┏━━

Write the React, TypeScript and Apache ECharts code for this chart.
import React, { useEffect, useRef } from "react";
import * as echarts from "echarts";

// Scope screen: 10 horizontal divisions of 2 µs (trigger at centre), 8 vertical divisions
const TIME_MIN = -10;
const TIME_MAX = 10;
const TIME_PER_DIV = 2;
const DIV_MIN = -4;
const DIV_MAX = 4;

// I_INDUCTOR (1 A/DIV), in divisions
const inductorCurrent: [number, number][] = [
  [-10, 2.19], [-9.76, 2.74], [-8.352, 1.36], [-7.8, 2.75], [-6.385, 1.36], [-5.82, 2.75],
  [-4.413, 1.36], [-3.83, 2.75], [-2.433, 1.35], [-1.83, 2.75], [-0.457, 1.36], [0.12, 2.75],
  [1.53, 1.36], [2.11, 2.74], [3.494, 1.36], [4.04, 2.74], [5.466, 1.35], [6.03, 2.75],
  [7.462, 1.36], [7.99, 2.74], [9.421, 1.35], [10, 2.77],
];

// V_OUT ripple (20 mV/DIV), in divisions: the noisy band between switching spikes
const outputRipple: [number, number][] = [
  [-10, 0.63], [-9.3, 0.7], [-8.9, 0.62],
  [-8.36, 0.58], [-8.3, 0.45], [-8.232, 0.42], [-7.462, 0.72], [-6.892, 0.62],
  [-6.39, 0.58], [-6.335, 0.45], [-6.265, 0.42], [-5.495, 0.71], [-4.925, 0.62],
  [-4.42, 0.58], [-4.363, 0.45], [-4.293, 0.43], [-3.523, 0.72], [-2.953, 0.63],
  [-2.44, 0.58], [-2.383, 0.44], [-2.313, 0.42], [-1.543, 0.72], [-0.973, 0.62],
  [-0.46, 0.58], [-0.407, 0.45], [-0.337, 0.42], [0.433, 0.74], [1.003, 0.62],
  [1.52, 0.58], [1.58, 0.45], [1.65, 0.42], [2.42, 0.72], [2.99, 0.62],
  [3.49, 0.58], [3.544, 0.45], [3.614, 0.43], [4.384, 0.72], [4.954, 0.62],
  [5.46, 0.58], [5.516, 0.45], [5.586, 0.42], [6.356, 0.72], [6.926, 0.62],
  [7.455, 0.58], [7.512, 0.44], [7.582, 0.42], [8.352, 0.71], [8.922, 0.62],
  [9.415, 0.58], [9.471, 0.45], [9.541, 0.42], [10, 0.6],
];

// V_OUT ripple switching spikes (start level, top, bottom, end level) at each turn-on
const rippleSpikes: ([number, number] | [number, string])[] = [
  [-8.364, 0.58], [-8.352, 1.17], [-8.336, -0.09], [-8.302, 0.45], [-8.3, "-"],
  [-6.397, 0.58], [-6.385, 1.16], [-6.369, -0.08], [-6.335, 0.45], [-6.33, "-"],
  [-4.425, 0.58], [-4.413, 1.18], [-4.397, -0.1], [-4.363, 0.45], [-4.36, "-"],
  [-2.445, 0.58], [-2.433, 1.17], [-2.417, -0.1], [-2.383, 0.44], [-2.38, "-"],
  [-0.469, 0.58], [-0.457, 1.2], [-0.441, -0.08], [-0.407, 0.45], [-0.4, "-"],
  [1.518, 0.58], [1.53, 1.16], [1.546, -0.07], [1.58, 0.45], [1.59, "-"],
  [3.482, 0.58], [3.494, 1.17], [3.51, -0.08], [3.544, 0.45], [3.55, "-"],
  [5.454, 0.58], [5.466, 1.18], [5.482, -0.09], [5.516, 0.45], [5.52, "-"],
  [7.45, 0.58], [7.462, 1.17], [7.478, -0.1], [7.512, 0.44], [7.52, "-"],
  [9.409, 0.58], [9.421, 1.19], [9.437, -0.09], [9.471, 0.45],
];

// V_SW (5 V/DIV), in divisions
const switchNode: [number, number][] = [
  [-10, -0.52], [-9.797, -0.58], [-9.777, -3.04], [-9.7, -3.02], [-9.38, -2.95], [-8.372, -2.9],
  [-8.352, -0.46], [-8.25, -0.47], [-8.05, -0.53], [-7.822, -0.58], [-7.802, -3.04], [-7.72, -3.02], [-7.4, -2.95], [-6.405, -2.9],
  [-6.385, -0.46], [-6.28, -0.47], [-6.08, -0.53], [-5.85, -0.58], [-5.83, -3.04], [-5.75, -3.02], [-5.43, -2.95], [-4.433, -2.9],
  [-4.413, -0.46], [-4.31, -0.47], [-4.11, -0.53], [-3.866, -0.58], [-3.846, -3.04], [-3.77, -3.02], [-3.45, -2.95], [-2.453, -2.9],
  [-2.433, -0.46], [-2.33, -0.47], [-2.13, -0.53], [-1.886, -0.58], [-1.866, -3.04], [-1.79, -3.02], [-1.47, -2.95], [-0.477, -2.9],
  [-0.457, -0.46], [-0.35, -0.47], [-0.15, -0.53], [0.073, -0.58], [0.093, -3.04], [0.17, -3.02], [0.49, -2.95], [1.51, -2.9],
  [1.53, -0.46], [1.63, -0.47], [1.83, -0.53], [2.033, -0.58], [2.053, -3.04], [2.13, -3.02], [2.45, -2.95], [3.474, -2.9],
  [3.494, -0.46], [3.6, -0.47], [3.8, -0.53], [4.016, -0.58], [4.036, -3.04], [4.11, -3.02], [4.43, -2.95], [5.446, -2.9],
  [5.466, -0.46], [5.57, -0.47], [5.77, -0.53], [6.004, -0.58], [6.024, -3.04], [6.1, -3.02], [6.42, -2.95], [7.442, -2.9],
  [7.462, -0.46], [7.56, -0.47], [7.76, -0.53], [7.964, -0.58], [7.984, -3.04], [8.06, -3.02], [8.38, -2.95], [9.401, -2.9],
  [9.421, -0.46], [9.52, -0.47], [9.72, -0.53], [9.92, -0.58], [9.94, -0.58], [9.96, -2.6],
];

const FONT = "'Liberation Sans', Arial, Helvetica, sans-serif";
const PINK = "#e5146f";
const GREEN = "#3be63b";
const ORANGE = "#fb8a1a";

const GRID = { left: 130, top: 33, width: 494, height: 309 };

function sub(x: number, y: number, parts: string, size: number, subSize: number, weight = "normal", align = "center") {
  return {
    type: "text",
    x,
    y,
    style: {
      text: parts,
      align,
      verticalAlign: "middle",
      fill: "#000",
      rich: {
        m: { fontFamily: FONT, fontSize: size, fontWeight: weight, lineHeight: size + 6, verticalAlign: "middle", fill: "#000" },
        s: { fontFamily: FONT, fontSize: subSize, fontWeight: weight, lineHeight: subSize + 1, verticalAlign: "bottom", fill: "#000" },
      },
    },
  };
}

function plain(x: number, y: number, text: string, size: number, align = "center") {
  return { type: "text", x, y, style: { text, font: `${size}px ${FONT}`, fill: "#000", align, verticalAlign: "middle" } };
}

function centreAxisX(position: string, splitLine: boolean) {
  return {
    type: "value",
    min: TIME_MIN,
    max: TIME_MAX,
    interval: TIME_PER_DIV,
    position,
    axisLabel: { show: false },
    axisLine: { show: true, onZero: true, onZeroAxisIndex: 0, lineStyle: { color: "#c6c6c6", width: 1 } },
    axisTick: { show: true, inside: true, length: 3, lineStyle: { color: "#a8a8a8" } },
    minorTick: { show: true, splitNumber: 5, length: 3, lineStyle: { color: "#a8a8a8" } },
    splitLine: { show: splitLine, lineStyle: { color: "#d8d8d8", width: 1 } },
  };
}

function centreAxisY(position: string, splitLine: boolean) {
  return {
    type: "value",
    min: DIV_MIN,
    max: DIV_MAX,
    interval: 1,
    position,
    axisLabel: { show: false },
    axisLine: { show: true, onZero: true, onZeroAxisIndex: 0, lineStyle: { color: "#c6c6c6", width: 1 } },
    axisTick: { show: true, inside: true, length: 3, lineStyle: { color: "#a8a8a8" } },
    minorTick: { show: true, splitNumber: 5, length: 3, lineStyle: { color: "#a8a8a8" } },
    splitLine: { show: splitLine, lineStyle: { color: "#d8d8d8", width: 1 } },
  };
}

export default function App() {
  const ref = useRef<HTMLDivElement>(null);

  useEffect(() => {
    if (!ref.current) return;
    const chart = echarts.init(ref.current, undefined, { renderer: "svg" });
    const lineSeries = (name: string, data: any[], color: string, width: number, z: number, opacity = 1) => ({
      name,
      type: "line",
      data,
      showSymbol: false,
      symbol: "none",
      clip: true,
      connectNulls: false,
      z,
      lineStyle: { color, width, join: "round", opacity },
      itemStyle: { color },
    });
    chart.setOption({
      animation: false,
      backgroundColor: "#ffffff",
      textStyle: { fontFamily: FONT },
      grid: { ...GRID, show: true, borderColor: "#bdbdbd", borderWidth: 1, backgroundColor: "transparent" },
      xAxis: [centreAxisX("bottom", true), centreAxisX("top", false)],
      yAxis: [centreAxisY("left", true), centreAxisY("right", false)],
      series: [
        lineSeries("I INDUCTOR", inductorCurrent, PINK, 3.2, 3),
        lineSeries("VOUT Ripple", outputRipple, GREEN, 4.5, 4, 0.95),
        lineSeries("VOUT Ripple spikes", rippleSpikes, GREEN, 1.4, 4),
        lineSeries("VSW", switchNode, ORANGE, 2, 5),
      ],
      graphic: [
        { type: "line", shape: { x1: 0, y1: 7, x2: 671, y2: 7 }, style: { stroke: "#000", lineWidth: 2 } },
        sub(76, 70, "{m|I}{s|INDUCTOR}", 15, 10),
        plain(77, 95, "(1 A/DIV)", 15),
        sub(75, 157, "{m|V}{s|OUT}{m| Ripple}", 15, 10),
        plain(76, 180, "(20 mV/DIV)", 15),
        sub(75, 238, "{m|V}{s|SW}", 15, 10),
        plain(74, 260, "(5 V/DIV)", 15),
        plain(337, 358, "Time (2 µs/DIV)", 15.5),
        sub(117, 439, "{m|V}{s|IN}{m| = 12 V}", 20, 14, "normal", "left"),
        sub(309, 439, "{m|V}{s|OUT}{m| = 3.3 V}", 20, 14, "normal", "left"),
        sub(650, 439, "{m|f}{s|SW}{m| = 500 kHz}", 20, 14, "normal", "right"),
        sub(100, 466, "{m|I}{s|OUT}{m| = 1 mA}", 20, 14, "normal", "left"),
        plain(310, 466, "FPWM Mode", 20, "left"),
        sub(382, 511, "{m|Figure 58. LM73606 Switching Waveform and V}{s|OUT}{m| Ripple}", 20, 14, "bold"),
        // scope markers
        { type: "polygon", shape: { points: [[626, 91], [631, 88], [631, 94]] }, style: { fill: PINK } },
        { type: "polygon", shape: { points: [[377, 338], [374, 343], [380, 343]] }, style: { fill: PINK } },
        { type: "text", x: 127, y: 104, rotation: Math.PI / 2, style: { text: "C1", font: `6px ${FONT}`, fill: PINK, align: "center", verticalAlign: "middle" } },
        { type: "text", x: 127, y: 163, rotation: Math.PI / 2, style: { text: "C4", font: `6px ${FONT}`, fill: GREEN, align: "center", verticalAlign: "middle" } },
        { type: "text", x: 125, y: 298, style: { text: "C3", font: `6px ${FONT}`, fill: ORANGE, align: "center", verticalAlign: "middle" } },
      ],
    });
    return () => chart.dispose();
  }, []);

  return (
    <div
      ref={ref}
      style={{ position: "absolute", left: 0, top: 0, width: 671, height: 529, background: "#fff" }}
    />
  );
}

┗━━

DIRECTION: Quote the listing word for word from its first line through the line in which "import * as" appears.

SOLUTION TO THIS PROBLEM:
Write the React, TypeScript and Apache ECharts code for this chart.
import React, { useEffect, useRef } from "react";
import * as echarts from "echarts";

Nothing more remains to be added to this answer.